Code that draws figures
···

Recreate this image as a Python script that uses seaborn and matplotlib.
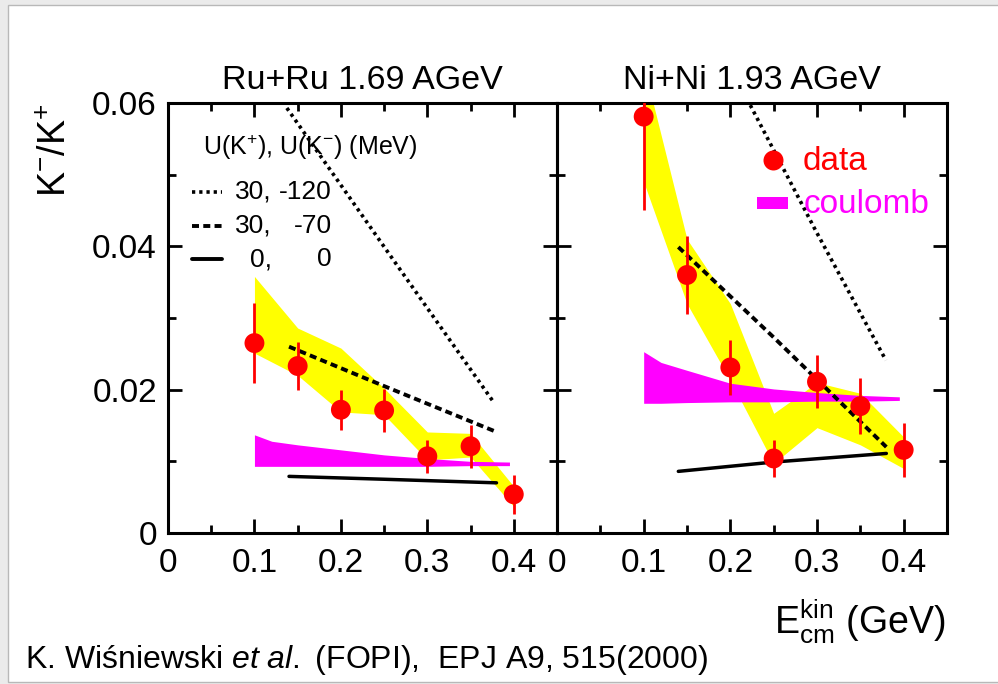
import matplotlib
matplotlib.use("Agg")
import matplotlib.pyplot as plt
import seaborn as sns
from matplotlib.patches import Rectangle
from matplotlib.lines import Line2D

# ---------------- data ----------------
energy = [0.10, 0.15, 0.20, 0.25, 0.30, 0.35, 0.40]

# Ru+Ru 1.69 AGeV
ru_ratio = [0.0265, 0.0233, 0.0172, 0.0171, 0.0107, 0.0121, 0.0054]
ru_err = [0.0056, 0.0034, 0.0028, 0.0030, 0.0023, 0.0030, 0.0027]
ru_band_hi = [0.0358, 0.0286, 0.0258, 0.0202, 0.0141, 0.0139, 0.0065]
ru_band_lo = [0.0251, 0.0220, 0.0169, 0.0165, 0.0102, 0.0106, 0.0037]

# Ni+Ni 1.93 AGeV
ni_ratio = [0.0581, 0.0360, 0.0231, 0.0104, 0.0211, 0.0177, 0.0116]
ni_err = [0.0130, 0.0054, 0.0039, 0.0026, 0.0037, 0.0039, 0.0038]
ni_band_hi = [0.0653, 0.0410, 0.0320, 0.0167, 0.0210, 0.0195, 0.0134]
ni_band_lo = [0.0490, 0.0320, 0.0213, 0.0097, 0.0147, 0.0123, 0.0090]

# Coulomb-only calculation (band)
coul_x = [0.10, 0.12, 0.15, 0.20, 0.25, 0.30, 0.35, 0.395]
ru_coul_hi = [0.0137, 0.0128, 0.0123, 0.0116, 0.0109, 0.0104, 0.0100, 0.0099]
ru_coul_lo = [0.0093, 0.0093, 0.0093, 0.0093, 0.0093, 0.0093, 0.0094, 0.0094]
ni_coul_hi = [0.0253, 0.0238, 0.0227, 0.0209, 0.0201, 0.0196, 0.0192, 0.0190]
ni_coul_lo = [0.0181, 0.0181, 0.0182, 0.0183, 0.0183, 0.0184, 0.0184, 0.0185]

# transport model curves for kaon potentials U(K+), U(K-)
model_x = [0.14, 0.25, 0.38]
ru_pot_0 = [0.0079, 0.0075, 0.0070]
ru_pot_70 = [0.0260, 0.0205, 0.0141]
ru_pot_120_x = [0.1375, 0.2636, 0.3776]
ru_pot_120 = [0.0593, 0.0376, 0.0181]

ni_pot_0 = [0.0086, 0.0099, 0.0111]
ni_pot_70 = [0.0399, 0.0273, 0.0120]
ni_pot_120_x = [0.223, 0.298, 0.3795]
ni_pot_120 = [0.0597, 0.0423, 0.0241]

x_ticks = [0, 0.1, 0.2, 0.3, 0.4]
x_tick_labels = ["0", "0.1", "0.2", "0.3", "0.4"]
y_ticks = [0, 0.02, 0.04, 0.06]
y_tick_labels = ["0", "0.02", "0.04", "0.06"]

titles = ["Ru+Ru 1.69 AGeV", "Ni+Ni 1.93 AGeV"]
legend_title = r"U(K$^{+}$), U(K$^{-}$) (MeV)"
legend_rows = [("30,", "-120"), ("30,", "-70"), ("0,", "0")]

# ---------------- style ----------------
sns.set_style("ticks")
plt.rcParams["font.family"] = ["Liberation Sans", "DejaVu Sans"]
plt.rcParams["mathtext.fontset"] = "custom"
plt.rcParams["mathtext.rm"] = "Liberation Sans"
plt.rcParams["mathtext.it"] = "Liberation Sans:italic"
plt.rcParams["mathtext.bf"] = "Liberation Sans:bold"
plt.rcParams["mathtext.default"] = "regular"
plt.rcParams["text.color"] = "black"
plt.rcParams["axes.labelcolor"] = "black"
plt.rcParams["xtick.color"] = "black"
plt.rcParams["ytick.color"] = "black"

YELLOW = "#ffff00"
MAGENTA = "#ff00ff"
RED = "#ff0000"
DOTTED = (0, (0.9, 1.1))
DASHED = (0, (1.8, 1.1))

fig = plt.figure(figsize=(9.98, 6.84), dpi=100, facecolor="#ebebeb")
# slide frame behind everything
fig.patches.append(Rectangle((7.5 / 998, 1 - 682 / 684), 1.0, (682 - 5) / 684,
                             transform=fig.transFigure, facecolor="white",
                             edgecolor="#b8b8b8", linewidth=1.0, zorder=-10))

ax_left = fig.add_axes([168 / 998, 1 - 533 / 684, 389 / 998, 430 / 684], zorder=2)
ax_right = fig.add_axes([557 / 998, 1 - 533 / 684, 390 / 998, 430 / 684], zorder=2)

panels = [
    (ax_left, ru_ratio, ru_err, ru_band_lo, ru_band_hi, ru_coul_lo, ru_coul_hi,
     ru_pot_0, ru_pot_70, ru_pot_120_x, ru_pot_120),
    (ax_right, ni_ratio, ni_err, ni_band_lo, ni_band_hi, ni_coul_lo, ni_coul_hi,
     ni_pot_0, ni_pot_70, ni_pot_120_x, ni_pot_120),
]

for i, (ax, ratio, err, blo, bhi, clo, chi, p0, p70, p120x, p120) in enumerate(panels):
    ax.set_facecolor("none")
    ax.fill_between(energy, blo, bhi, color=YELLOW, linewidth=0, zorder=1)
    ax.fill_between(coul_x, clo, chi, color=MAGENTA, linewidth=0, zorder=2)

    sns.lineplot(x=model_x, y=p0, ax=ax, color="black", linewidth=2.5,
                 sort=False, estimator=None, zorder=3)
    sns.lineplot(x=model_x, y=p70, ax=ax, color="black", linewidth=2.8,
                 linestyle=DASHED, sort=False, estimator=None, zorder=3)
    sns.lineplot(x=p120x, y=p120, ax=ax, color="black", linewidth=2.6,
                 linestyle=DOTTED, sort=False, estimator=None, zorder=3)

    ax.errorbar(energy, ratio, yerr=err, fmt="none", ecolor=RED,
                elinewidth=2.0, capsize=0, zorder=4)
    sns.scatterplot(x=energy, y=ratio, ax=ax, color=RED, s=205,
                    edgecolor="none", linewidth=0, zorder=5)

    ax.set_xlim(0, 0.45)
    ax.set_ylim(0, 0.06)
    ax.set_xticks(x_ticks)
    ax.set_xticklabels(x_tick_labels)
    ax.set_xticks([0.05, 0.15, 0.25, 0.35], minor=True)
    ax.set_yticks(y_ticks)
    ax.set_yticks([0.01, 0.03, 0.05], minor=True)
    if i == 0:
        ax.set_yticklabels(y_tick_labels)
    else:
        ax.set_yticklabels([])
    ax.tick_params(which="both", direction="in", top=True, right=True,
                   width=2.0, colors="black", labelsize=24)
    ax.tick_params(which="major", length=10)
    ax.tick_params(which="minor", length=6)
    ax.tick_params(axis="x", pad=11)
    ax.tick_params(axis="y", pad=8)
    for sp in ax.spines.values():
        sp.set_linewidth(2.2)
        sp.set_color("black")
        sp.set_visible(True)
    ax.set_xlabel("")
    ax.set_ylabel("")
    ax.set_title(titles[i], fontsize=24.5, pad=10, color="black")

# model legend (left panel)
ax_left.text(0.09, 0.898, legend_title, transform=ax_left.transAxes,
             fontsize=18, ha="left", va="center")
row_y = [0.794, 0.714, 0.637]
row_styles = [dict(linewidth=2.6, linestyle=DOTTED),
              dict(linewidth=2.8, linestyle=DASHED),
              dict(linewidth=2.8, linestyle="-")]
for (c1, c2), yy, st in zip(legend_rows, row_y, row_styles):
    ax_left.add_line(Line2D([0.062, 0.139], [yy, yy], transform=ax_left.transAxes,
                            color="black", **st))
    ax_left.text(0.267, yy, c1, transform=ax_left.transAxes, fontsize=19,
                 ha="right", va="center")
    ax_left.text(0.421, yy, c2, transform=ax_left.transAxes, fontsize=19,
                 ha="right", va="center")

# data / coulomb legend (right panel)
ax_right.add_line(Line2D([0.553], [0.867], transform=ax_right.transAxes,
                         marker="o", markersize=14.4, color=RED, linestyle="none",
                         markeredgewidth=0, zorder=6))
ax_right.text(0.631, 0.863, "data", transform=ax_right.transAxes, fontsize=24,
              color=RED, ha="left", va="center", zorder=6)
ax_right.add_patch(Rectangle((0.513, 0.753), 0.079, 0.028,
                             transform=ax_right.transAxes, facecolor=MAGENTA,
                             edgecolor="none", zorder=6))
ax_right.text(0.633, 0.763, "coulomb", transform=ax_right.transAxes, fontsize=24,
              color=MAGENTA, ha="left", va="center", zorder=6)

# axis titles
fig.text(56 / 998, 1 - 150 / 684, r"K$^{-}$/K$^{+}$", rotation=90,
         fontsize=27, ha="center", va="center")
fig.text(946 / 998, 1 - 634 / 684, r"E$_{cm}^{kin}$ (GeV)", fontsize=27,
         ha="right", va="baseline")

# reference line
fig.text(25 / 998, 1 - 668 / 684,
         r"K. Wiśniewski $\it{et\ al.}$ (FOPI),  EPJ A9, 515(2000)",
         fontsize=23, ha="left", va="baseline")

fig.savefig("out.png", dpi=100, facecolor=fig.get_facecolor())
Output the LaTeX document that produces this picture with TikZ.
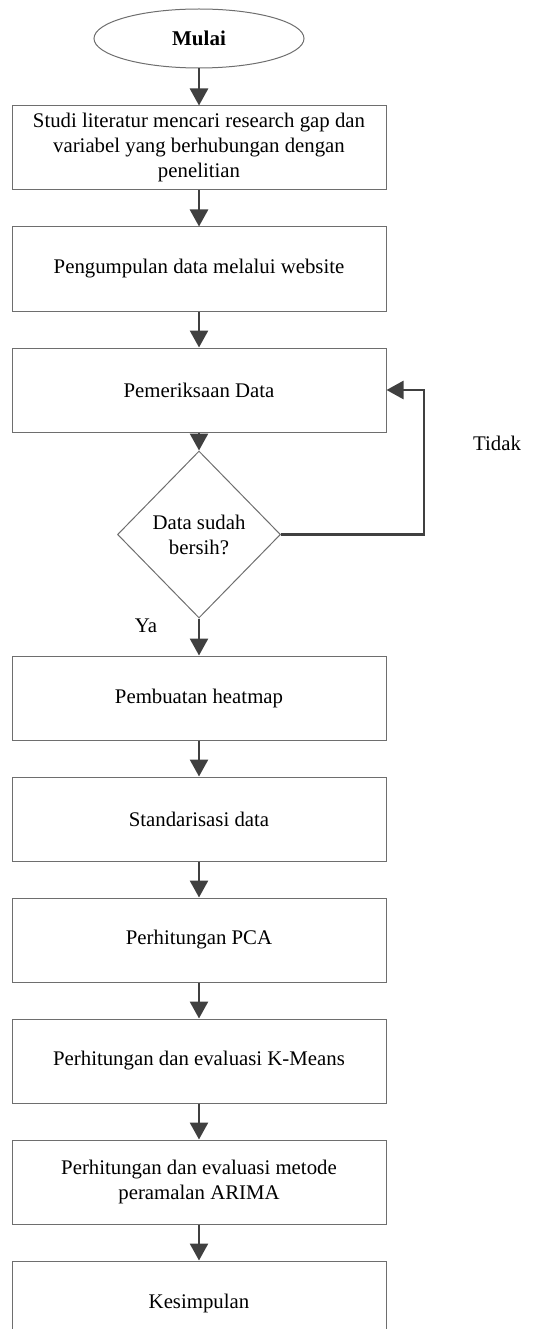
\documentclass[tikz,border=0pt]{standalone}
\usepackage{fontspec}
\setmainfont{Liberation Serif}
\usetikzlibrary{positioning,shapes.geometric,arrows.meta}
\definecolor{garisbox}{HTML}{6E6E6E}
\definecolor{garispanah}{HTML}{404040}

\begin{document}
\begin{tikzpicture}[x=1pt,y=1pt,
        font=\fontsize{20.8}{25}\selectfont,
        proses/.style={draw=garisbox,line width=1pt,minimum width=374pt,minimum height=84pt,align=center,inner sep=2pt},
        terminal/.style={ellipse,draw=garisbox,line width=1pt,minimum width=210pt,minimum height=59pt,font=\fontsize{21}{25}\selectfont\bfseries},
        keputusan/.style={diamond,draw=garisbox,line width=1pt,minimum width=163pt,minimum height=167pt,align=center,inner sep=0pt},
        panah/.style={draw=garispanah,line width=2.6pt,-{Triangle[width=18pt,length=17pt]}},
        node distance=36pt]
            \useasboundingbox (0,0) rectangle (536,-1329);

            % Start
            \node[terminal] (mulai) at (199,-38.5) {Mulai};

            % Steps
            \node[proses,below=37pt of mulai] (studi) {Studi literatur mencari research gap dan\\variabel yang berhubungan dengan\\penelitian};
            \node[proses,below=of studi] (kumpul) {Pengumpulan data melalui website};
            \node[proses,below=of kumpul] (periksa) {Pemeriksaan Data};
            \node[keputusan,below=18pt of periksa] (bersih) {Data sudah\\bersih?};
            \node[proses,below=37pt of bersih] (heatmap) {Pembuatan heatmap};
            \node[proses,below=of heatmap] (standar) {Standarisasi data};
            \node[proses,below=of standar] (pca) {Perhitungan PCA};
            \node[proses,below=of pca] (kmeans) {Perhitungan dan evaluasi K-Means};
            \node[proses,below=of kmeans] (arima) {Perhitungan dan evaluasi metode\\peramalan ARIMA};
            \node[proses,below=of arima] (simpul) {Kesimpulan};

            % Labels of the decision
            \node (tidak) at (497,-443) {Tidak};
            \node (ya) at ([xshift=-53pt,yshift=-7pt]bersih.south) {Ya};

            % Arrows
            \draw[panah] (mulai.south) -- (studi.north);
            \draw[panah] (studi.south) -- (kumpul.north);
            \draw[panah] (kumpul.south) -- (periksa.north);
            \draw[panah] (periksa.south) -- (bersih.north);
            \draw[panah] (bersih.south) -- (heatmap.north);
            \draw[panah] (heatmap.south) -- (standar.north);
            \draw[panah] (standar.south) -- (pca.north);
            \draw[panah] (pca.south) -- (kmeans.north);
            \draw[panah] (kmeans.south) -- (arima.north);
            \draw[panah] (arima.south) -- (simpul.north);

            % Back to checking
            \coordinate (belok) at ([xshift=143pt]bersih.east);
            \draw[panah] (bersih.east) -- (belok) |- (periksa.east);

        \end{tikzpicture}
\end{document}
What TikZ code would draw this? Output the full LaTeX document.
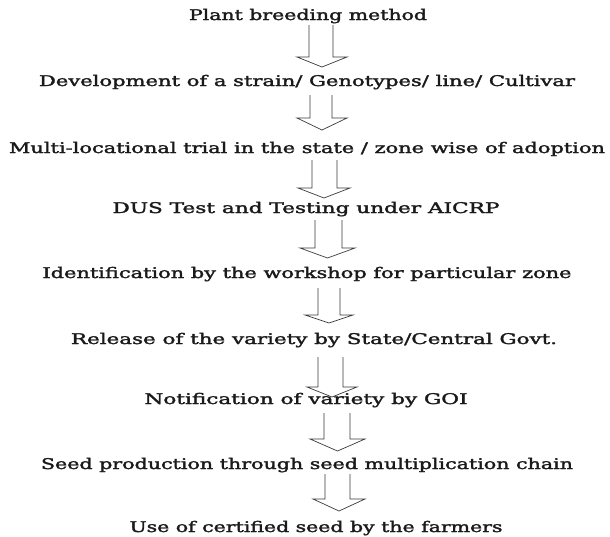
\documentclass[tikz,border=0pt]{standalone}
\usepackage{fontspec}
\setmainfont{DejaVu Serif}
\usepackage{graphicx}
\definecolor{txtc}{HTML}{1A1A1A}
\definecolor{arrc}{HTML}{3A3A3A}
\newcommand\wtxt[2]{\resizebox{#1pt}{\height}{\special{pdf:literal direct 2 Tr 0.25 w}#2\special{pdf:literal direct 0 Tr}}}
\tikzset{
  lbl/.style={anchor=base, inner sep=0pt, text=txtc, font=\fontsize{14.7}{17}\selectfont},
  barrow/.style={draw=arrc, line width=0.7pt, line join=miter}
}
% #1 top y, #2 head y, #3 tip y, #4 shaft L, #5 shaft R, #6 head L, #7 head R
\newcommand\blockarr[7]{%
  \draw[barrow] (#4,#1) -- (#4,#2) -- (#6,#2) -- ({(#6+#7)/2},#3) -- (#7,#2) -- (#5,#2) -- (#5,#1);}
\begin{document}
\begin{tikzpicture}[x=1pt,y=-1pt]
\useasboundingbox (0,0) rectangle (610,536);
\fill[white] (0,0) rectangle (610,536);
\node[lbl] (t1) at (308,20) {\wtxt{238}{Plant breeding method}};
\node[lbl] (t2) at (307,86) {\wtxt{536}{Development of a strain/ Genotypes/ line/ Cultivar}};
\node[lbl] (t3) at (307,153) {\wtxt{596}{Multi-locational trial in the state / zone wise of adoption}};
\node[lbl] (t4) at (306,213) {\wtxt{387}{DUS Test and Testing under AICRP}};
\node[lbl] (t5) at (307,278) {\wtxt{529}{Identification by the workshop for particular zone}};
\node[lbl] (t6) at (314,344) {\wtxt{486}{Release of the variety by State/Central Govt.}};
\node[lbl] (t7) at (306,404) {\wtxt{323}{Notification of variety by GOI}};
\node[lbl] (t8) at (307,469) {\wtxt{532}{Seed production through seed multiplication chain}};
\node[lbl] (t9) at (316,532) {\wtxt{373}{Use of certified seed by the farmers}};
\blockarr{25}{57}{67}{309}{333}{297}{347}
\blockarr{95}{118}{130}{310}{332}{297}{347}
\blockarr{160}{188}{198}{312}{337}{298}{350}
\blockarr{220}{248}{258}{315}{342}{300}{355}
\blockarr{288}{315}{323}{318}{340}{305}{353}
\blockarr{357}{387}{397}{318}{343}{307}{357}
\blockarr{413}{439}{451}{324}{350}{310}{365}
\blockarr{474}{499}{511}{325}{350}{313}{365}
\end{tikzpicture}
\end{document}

···

Exactly as they appear, print the lines of the listing above from its first line through the line that contains "energy = [0.10, 0.15, 0.20, 0.25, 0.30, 0.35, 0.40]", minus the pictures.

**Output:**
Recreate this image as a Python script that uses seaborn and matplotlib.
import matplotlib
matplotlib.use("Agg")
import matplotlib.pyplot as plt
import seaborn as sns
from matplotlib.patches import Rectangle
from matplotlib.lines import Line2D

# ---------------- data ----------------
energy = [0.10, 0.15, 0.20, 0.25, 0.30, 0.35, 0.40]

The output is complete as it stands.